ISLAMORADA -- Residents along the ocean side of the Old Highway in Upper Matecumbe Key are chafing at a village sewer system design feature, which, if implemented, would be likely to increase their cost by $10,000 or more.
"Arbitrary, discriminatory and self-serving," Joe Robinson, a resident of the area, told the Village Council at its Aug. 8 meeting. He was among a handful of people who live along the old road who expressed their grievances that night.
At issue is the plan of the village's sewer contractor, Layne, to service Upper Matecumbe's oceanfront with a low-pressure grinder pump system, rather than a vacuum sewer line. Layne is known locally as Reynolds Water Islamorada.
In an interview last week, Layne local project manager Wes Self said company engineers don't believe the vacuum station, to be located a bit north of the center of the 4.5 mile-long island at the Islander Resort, can provide enough pulling power to service the edges of Upper Matecumbe.
Meanwhile, said Tom Brzezinski of the engineering consultant Wade Trim, which the village is using to watchdog Layne's work, the difficulty in central Upper Matecumbe is more a matter of configuration. Many large homes there are located a long way back from the highway, leading to concerns that it would be difficult to connect a gravity line from the homes to a vacuum line on the street.
So instead, the approximately 90 homeowners are slated to be serviced by a low-pressure grinder pump system.
Approximately another 130 properties on Windley and Plantation keys are also to be serviced by a low-pressure system, Wastewater Program Manager Greg Tindle said. Such systems are almost certain to serve portions of Lower Matecumbe Key as well, but the engineering there has not been done.
"There is an incorrect notion that vacuum is good and low pressure is bad," Self said, explaining that either will work fine.
But if service isn't a big concern, price is. Residential property owners between Lower Matecumbe Key and central Plantation Key are paying the same village-issued sewer assessment of $6,400.
However, owners of properties that are to be serviced by the vacuum line are likely to only have to pay a private contractor somewhere between $2,000 and $5,000 extra for their hook-up to the street. Installing the grinder pumps, as the customers on the low-pressure system must do, can easily cost $10,000 to $20,000, or more.
Compounding the frustration of some is that Wade Trim has made a preliminary determination that central Upper Matecumbe could be serviced by a vacuum line. But Brzezinski said the firm is still awaiting hydraulic calculations from Layne in order to complete the analysis.
He said the village plans to take another look at whether the approximately 40 properties near the ocean between mile markers 83.3 and 80.9 could be converted to a vacuum system.

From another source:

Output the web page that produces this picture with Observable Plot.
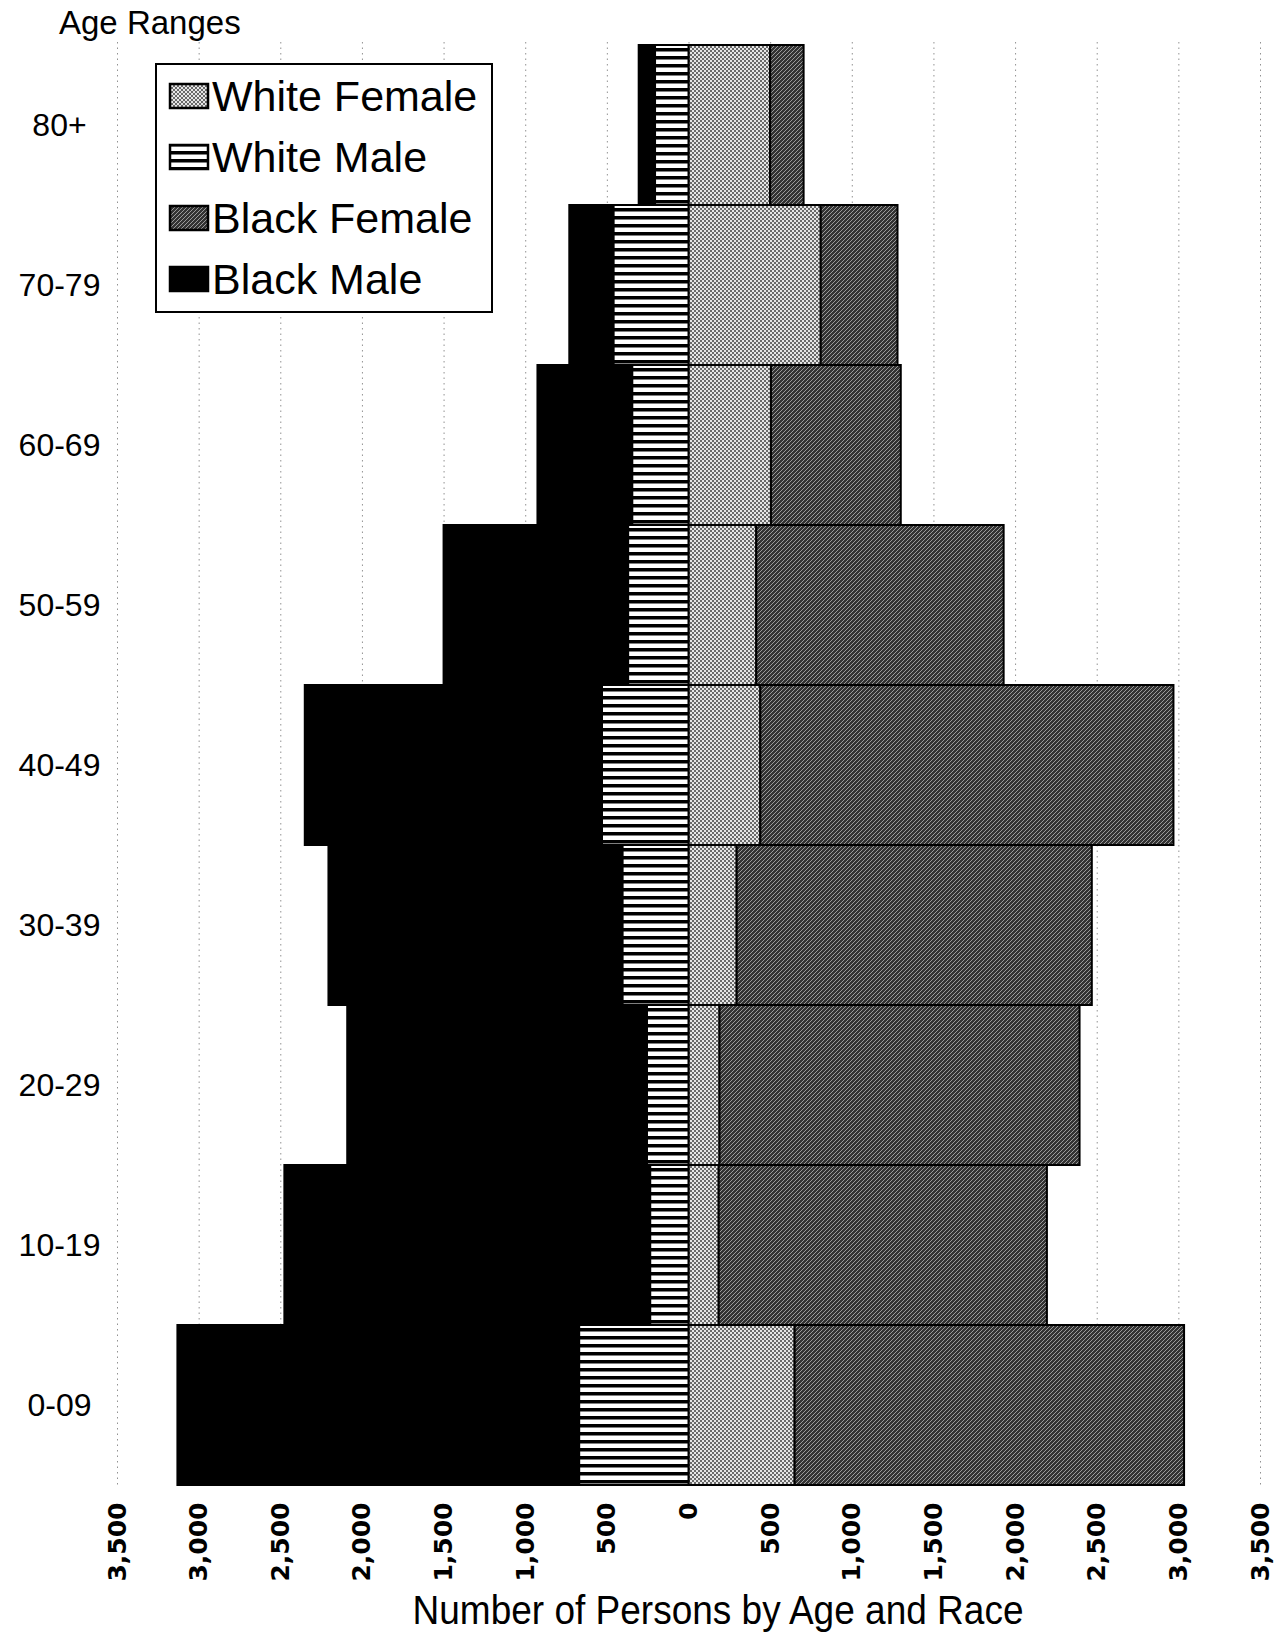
<!DOCTYPE html>
<html>
<head>
<meta charset="utf-8">
<script src="https://cdn.jsdelivr.net/npm/d3@7"></script>
<script src="https://cdn.jsdelivr.net/npm/@observablehq/plot@0.6"></script>
<style>
  html, body { margin: 0; padding: 0; background: #fff; }
  #wrap { position: relative; width: 1278px; height: 1637px; font-family: "Liberation Sans", Arial, sans-serif; }
  #legend { position: absolute; left: 155px; top: 63px; }
</style>
</head>
<body>
<div id="wrap"></div>
<script>
// ---- data ----
const ages = ["80+", "70-79", "60-69", "50-59", "40-49", "30-39", "20-29", "10-19", "0-09"];
const series = ["White Female", "White Male", "Black Female", "Black Male"];
const whiteFemale = [500, 810, 505, 415, 440, 295, 190, 185, 650];
const whiteMale   = [205, 460, 345, 370, 530, 405, 255, 235, 670];
const blackFemale = [205, 470, 795, 1515, 2530, 2175, 2205, 2010, 2385];
const blackMale   = [100, 270, 580, 1130, 1820, 1800, 1835, 2240, 2460];
const xTicks = [-3500, -3000, -2500, -2000, -1500, -1000, -500, 0, 500, 1000, 1500, 2000, 2500, 3000, 3500];
const xLabel = "Number of Persons by Age and Race";
const yTitle = "Age Ranges";

const fills = ["url(#pWF)", "url(#pWM)", "url(#pBF)", "#000"];

const rows = ages.flatMap((a, i) => [
  {age: a, series: "White Female", value: whiteFemale[i]},
  {age: a, series: "White Male", value: -whiteMale[i]},
  {age: a, series: "Black Female", value: blackFemale[i]},
  {age: a, series: "Black Male", value: -blackMale[i]}
]);

const W = 1278, H = 1637;
const chart = Plot.plot({
  width: W,
  height: H,
  marginTop: 42,
  marginBottom: 149,
  marginLeft: 117,
  marginRight: 18,
  style: {fontFamily: "'Liberation Sans', Arial, sans-serif", background: "white", color: "black"},
  x: {domain: [-3500, 3500]},
  y: {domain: ages, padding: 0},
  color: {domain: series, range: fills},
  marks: [
    Plot.gridX(xTicks, {stroke: "#777", strokeOpacity: 0.8, strokeDasharray: "1.5,4"}),
    Plot.barX(rows, Plot.stackX({x: "value", y: "age", fill: "series", stroke: "#000", strokeWidth: 2})),
    Plot.axisX({
      ticks: xTicks,
      tickFormat: d => d3.format(",")(Math.abs(d)),
      tickRotate: -90,
      tickSize: 0,
      tickPadding: 14,
      fontSize: 25,
      fontWeight: "bold",
      fontFamily: "'DejaVu Sans', sans-serif",
      label: null
    }),
    Plot.axisY({
      tickSize: 0,
      tickPadding: 58,
      textAnchor: "middle",
      fontSize: 32,
      label: null
    })
  ]
});

// patterns
const svg = d3.select(chart);
const defs = svg.insert("defs", ":first-child");
const pWF = defs.append("pattern").attr("id", "pWF").attr("patternUnits", "userSpaceOnUse").attr("width", 4).attr("height", 4);
pWF.append("rect").attr("width", 4).attr("height", 4).attr("fill", "#e6e6e6");
pWF.append("rect").attr("width", 2).attr("height", 2).attr("fill", "#6a6a6a");
pWF.append("rect").attr("x", 2).attr("y", 2).attr("width", 2).attr("height", 2).attr("fill", "#6a6a6a");
const pWM = defs.append("pattern").attr("id", "pWM").attr("patternUnits", "userSpaceOnUse").attr("width", 8).attr("height", 8);
pWM.append("rect").attr("width", 8).attr("height", 8).attr("fill", "#fff");
pWM.append("rect").attr("width", 8).attr("height", 3.5).attr("fill", "#000");
const pBF = defs.append("pattern").attr("id", "pBF").attr("patternUnits", "userSpaceOnUse").attr("width", 4).attr("height", 4);
pBF.append("rect").attr("width", 4).attr("height", 4).attr("fill", "#333");
pBF.append("path").attr("d", "M-1,1 L1,-1 M0,4 L4,0 M3,5 L5,3").attr("stroke", "#9a9a9a").attr("stroke-width", 1);

// titles
svg.append("text").attr("x", 59).attr("y", 34).attr("text-anchor", "start")
  .attr("font-size", 33).attr("fill", "#000").text(yTitle);
svg.append("text").attr("x", 718).attr("y", 1624).attr("text-anchor", "middle")
  .attr("font-size", 40).attr("textLength", 611).attr("lengthAdjust", "spacingAndGlyphs")
  .attr("fill", "#000").text(xLabel);

document.getElementById("wrap").appendChild(chart);

// legend
const leg = d3.select("#wrap").append("svg").attr("id", "legend").attr("width", 340).attr("height", 252);
leg.append("rect").attr("x", 1).attr("y", 1).attr("width", 336).attr("height", 248).attr("fill", "#fff").attr("stroke", "#000").attr("stroke-width", 2);
series.forEach((s, i) => {
  const cy = 33 + i * 61;
  leg.append("rect").attr("x", 15).attr("y", cy - 12).attr("width", 38).attr("height", 24)
    .attr("fill", fills[i]).attr("stroke", "#000").attr("stroke-width", 2.5);
  leg.append("text").attr("x", 57).attr("y", cy + 15).attr("font-size", 43)
    .attr("font-family", "'Liberation Sans', Arial, sans-serif").attr("fill", "#000").text(s);
});
</script>
</body>
</html>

"We're looking to extend vacuum wherever we can without reducing the service that everybody has," he said, adding that ultimately the decision lies with Layne.
"It is their system to design and they have to do what is in the interest of the village."
Self estimated that even if it would work, changing from a low-pressure to a vacuum system in that central Upper Matecumbe area would cost the village an extra $400,000 to $500,000. And it would not resolve the inevitable concerns of the residents of other areas of the village where the vacuum line won't be run.
"The only fair way to do this is for the village to step in and pay for the grinders for everyone," he said.
Indeed, while Islamorada isn't helping defray the extra cost for properties that must install grinder pumps, other local sewer entities are.
The Florida Keys Aqueduct Authority, which is managing sewer projects for Monroe County, is paying the full cost of the installations, as well as handling grinder pump maintenance. The price of the pumps, therefore, is being borne by all sewer customers, Executive Director Kirk Zuelch said. While property owners still must pay for electrical hookups to their grinder pump, he expects that cost to be similar to the cost of hooking a home into a vacuum line.
The Key Largo Wastewater Treatment District is also installing grinder pumps on behalf of property owners, Chief Information Officer Paul Christian said. In exchange, those properties were levied an extra assessment of $3,300, far less than the extra cost that the owners of Islamorada's grinder pump properties can expect to pay.
Tindle said any reconsideration of how the village handles that matter would be the job of council members.
"That's really a philosophical question," he said. "People will probably always argue, whatever you come up with, it's not fair."